=== DATA TO USE ===
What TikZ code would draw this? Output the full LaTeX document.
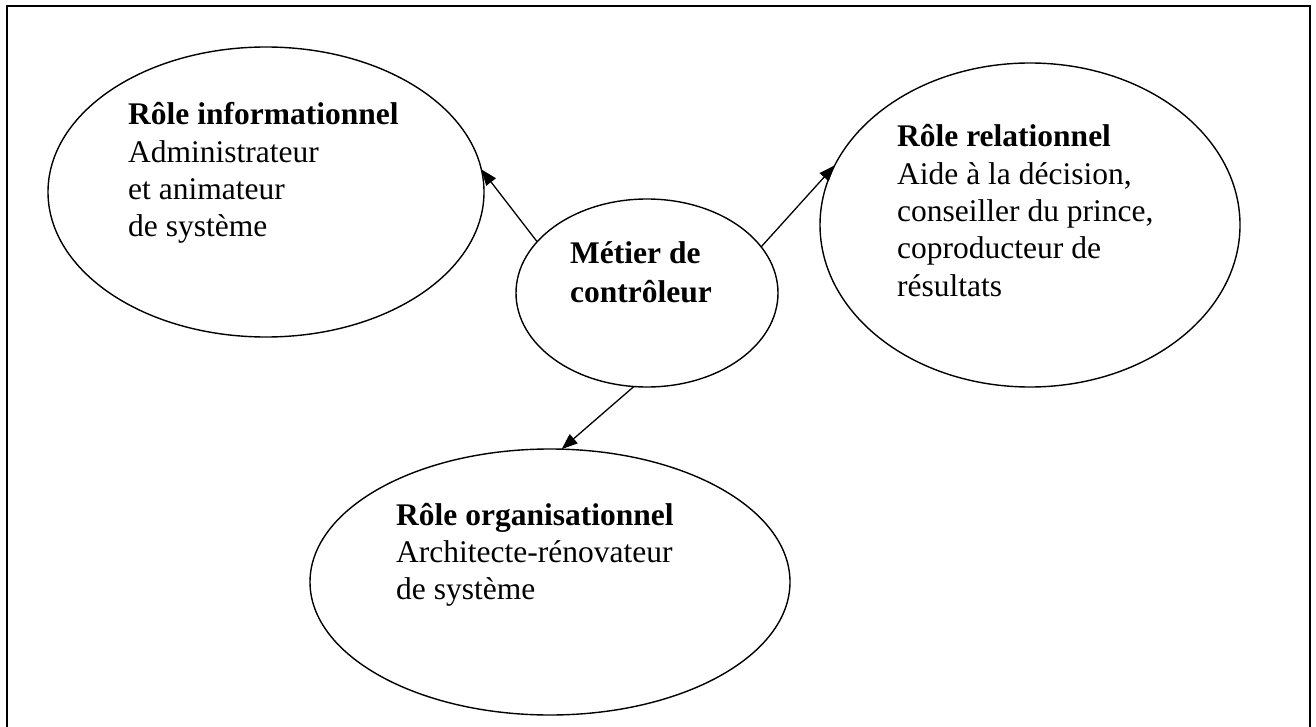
\documentclass[tikz,border=0pt]{standalone}
\usepackage{fontspec}
\setmainfont{Liberation Serif}
\usetikzlibrary{shapes.geometric,arrows.meta}
\begin{document}
\begin{tikzpicture}[x=1pt,y=-1pt,
  bubble/.style={ellipse,draw,line width=1.4pt,inner sep=0pt,outer sep=0pt},
  caption/.style={anchor=base west,inner sep=0pt,
    font=\fontsize{31.5}{37.3}\selectfont},
  arr/.style={line width=1.3pt,-{Triangle[length=16pt,width=12pt]}}]
  \useasboundingbox (0,0) rectangle (1316,727);
  \clip (0,0) rectangle (1316,727);
  % outer frame (open at the bottom edge of the page)
  \draw[line width=2pt] (7,740) -- (7,6) -- (1310,6) -- (1310,740);

  % the four bubbles
  \node[bubble,minimum width=436pt,minimum height=290pt] (inf) at (266,192) {};
  \node[bubble,minimum width=262pt,minimum height=188pt] (ctl) at (647,293) {};
  \node[bubble,minimum width=420pt,minimum height=324pt] (rel) at (1030,225) {};
  \node[bubble,minimum width=480pt,minimum height=266pt] (org) at (550,582) {};

  % texts
  \node[caption] (infT) at (128,125) {\vtop{\hbox{\textbf{Rôle informationnel}}
    \hbox{Administrateur}\hbox{et animateur}\hbox{de système}}};
  \node[caption] (ctlT) at (570,264) {\vtop{\baselineskip=38pt
    \hbox{\textbf{Métier de}}\hbox{\textbf{contrôleur}}}};
  \node[caption] (relT) at (897,147) {\vtop{\hbox{\textbf{Rôle relationnel}}
    \hbox{Aide à la décision,}\hbox{conseiller du prince,}
    \hbox{coproducteur de}\hbox{résultats}}};
  \node[caption] (orgT) at (396,525) {\vtop{\hbox{\textbf{Rôle organisationnel}}
    \hbox{Architecte-rénovateur}\hbox{de système}}};

  % connectors
  \draw[arr] (ctl.155.6) -- (inf.6.3);
  \draw[arr] (ctl.22.8) -- (rel.163.6);
  \draw[arr] (ctl.262.7) -- (org.85.7);
\end{tikzpicture}
\end{document}
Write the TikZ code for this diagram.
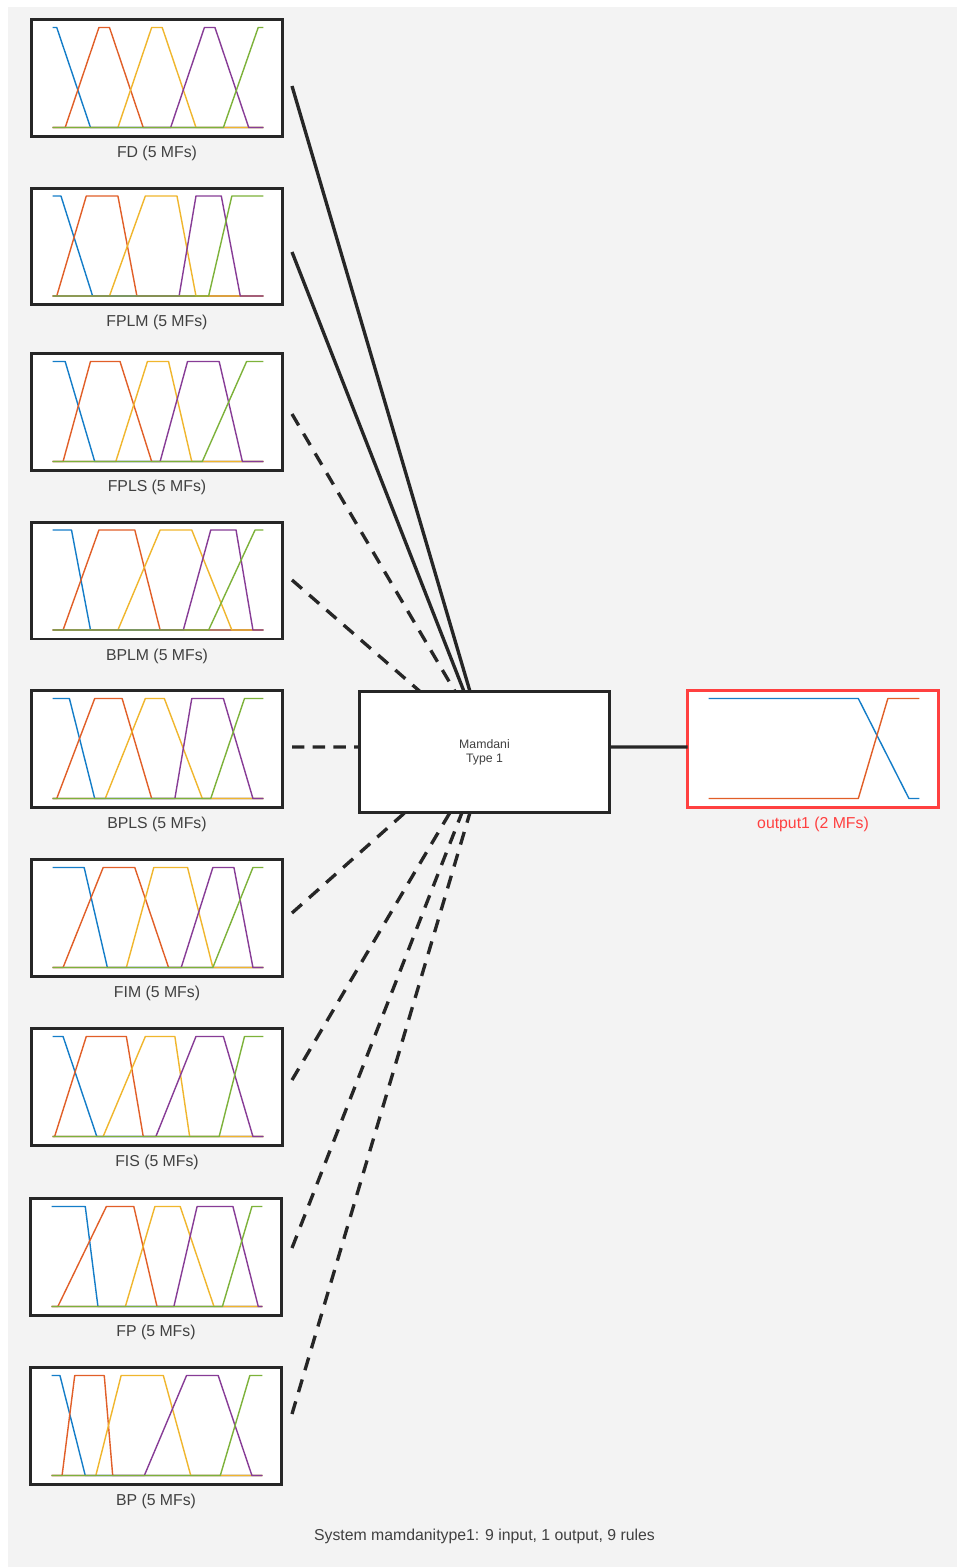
\documentclass[tikz,border=0pt]{standalone}
\usepackage{fontspec}
\setmainfont{Liberation Sans}
\usepackage{tikz}
\usetikzlibrary{positioning}

\definecolor{bggray}{HTML}{F3F3F3}
\definecolor{boxline}{HTML}{262626}
\definecolor{txtgray}{HTML}{404040}
\definecolor{outred}{HTML}{FF4040}
\definecolor{mfblue}{RGB}{20,125,200}
\definecolor{mforange}{RGB}{225,95,40}
\definecolor{mfyellow}{RGB}{240,182,45}
\definecolor{mfpurple}{RGB}{135,60,150}
\definecolor{mfgreen}{RGB}{125,178,58}

\tikzset{
  varbox/.style={draw=boxline, line width=1.7pt, fill=white, outer sep=0pt, inner sep=0pt,
    minimum width=5.02cm, minimum height=2.34cm},
  varlabel/.style={text=txtgray, font=\fontsize{9pt}{11pt}\selectfont, inner sep=0pt, outer sep=0pt},
  mfline/.style={line width=0.8pt, line join=round},
  solidrule/.style={draw=boxline, line width=1.9pt},
  dashedrule/.style={solidrule, dash pattern=on 7.5pt off 5.5pt},
}

% membership functions of one input, drawn inside its box
\newcommand{\mfcurves}[6]{%
  \begin{scope}[shift={(#1.south west)}, shift={(21,-9)}, x=4.22cm, y=2cm]
    \draw[mfline, mfblue] (0,1) -- #2 -- (1,0);
    \draw[mfline, mforange] (0,0) -- #3 -- (1,0);
    \draw[mfline, mfyellow] (0,0) -- #4 -- (1,0);
    \draw[mfline, mfpurple] (0,0) -- #5 -- (1,0);
    \draw[mfline, mfgreen] (0,0) -- #6 -- (1,1);
  \end{scope}}

\begin{document}
\begin{tikzpicture}[x=0.02cm, y=-0.02cm]
    \useasboundingbox (0,0) rectangle (958,1568);
    \fill[white] (0,0) rectangle (958,1568);
    \fill[bggray] (8,7) rectangle (957,1567);

    % inputs
    \node[varbox] (fd) at (157,78) {};
    \node[varbox] (fplm) at (157,246.5) {};
    \node[varbox] (fpls) at (157,412) {};
    \node[varbox] (bplm) at (157,580.5) {};
    \node[varbox] (bpls) at (157,749) {};
    \node[varbox] (fim) at (157,918) {};
    \node[varbox] (fis) at (157,1087) {};
    \node[varbox] (fp) at (156,1257) {};
    \node[varbox] (bp) at (156,1426) {};

    \node[varlabel, below=5.5pt of fd] (fd-l) {FD (5 MFs)};
    \node[varlabel, below=5.5pt of fplm] (fplm-l) {FPLM (5 MFs)};
    \node[varlabel, below=5.5pt of fpls] (fpls-l) {FPLS (5 MFs)};
    \node[varlabel, below=5.5pt of bplm] (bplm-l) {BPLM (5 MFs)};
    \node[varlabel, below=5.5pt of bpls] (bpls-l) {BPLS (5 MFs)};
    \node[varlabel, below=5.5pt of fim] (fim-l) {FIM (5 MFs)};
    \node[varlabel, below=5.5pt of fis] (fis-l) {FIS (5 MFs)};
    \node[varlabel, below=5.5pt of fp] (fp-l) {FP (5 MFs)};
    \node[varlabel, below=5.5pt of bp] (bp-l) {BP (5 MFs)};

    \mfcurves{fd}{(.02,1) -- (.18,0)}{(.06,0) -- (.22,1) -- (.27,1) -- (.43,0)}
      {(.31,0) -- (.47,1) -- (.52,1) -- (.68,0)}{(.56,0) -- (.72,1) -- (.77,1) -- (.93,0)}{(.81,0) -- (.975,1)}
    \mfcurves{fplm}{(.04,1) -- (.19,0)}{(.02,0) -- (.16,1) -- (.31,1) -- (.40,0)}
      {(.27,0) -- (.44,1) -- (.59,1) -- (.68,0)}{(.60,0) -- (.68,1) -- (.80,1) -- (.89,0)}{(.74,0) -- (.85,1)}
    \mfcurves{fpls}{(.06,1) -- (.20,0)}{(.05,0) -- (.18,1) -- (.32,1) -- (.47,0)}
      {(.30,0) -- (.45,1) -- (.55,1) -- (.66,0)}{(.51,0) -- (.64,1) -- (.79,1) -- (.90,0)}{(.71,0) -- (.92,1)}
    \mfcurves{bplm}{(.09,1) -- (.18,0)}{(.05,0) -- (.22,1) -- (.39,1) -- (.51,0)}
      {(.31,0) -- (.51,1) -- (.66,1) -- (.85,0)}{(.62,0) -- (.75,1) -- (.87,1) -- (.95,0)}{(.74,0) -- (.96,1)}
    \mfcurves{bpls}{(.08,1) -- (.20,0)}{(.02,0) -- (.20,1) -- (.33,1) -- (.47,0)}
      {(.25,0) -- (.44,1) -- (.53,1) -- (.71,0)}{(.58,0) -- (.66,1) -- (.81,1) -- (.95,0)}{(.75,0) -- (.91,1)}
    \mfcurves{fim}{(.15,1) -- (.26,0)}{(.05,0) -- (.24,1) -- (.39,1) -- (.55,0)}
      {(.35,0) -- (.48,1) -- (.64,1) -- (.76,0)}{(.61,0) -- (.76,1) -- (.86,1) -- (.95,0)}{(.76,0) -- (.95,1)}
    \mfcurves{fis}{(.05,1) -- (.21,0)}{(.01,0) -- (.16,1) -- (.35,1) -- (.43,0)}
      {(.24,0) -- (.44,1) -- (.58,1) -- (.65,0)}{(.49,0) -- (.68,1) -- (.81,1) -- (.95,0)}{(.79,0) -- (.91,1)}
    \mfcurves{fp}{(.16,1) -- (.22,0)}{(.03,0) -- (.26,1) -- (.39,1) -- (.50,0)}
      {(.35,0) -- (.49,1) -- (.61,1) -- (.77,0)}{(.58,0) -- (.69,1) -- (.86,1) -- (.98,0)}{(.81,0) -- (.95,1)}
    \mfcurves{bp}{(.04,1) -- (.16,0)}{(.05,0) -- (.11,1) -- (.25,1) -- (.29,0)}
      {(.21,0) -- (.33,1) -- (.53,1) -- (.66,0)}{(.44,0) -- (.64,1) -- (.79,1) -- (.95,0)}{(.80,0) -- (.94,1)}

    % rule block and output
    \node[varbox, minimum width=5cm, minimum height=2.42cm, align=center, text=txtgray,
      font=\fontsize{7pt}{8pt}\selectfont] (mamdani) at (484.5,752) {Mamdani\\Type 1};
    \node[varbox, draw=outred] (outmf) at (813,749) {};
    \node[varlabel, text=outred, below=5.5pt of outmf] (outmf-l) {output1 (2 MFs)};
    \begin{scope}[shift={(outmf.south west)}, shift={(21,-9)}, x=4.22cm, y=2cm]
      \draw[mfline, mfblue] (0,1) -- (.71,1) -- (.95,0) -- (1,0);
      \draw[mfline, mforange] (0,0) -- (.71,0) -- (.85,1) -- (1,1);
    \end{scope}

    % connectors
    \coordinate (fd-o) at (292,86);
    \coordinate (fplm-o) at (292,252);
    \coordinate (fpls-o) at (292,414);
    \coordinate (bplm-o) at (292,580);
    \coordinate (bpls-o) at (292,747);
    \coordinate (fim-o) at (292,913);
    \coordinate (fis-o) at (292,1080);
    \coordinate (fp-o) at (292,1248);
    \coordinate (bp-o) at (292,1414);

    \draw[solidrule] (fd-o) -- ([xshift=2.21cm]mamdani.north west);
    \draw[solidrule] (fplm-o) -- ([xshift=2.09cm]mamdani.north west);
    \draw[dashedrule] (fpls-o) -- ([xshift=1.91cm]mamdani.north west);
    \draw[dashedrule] (bplm-o) -- ([xshift=1.21cm]mamdani.north west);
    \draw[solidrule, dash pattern=on 7pt off 4.8pt] (bpls-o) -- ([yshift=0.1cm]mamdani.west);
    \draw[dashedrule] (fim-o) -- ([xshift=0.91cm]mamdani.south west);
    \draw[dashedrule] (fis-o) -- ([xshift=1.81cm]mamdani.south west);
    \draw[dashedrule] (fp-o) -- ([xshift=2.05cm]mamdani.south west);
    \draw[dashedrule] (bp-o) -- ([xshift=2.21cm]mamdani.south west);
    \draw[solidrule] ([yshift=0.1cm]mamdani.east) -- ([yshift=0.04cm]outmf.west);

    \node[varlabel] (caption) at (484.5,1536) {System mamdanitype1: 9 input, 1 output, 9 rules};
\end{tikzpicture}
\end{document}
===
Up to and including the line with "width=480pt,minimum height=266pt] (org)", copy the data above from its first line. Skip pictures.

What TikZ code would draw this? Output the full LaTeX document.
\documentclass[tikz,border=0pt]{standalone}
\usepackage{fontspec}
\setmainfont{Liberation Serif}
\usetikzlibrary{shapes.geometric,arrows.meta}
\begin{document}
\begin{tikzpicture}[x=1pt,y=-1pt,
  bubble/.style={ellipse,draw,line width=1.4pt,inner sep=0pt,outer sep=0pt},
  caption/.style={anchor=base west,inner sep=0pt,
    font=\fontsize{31.5}{37.3}\selectfont},
  arr/.style={line width=1.3pt,-{Triangle[length=16pt,width=12pt]}}]
  \useasboundingbox (0,0) rectangle (1316,727);
  \clip (0,0) rectangle (1316,727);
  % outer frame (open at the bottom edge of the page)
  \draw[line width=2pt] (7,740) -- (7,6) -- (1310,6) -- (1310,740);

  % the four bubbles
  \node[bubble,minimum width=436pt,minimum height=290pt] (inf) at (266,192) {};
  \node[bubble,minimum width=262pt,minimum height=188pt] (ctl) at (647,293) {};
  \node[bubble,minimum width=420pt,minimum height=324pt] (rel) at (1030,225) {};
  \node[bubble,minimum width=480pt,minimum height=266pt] (org) at (550,582) {};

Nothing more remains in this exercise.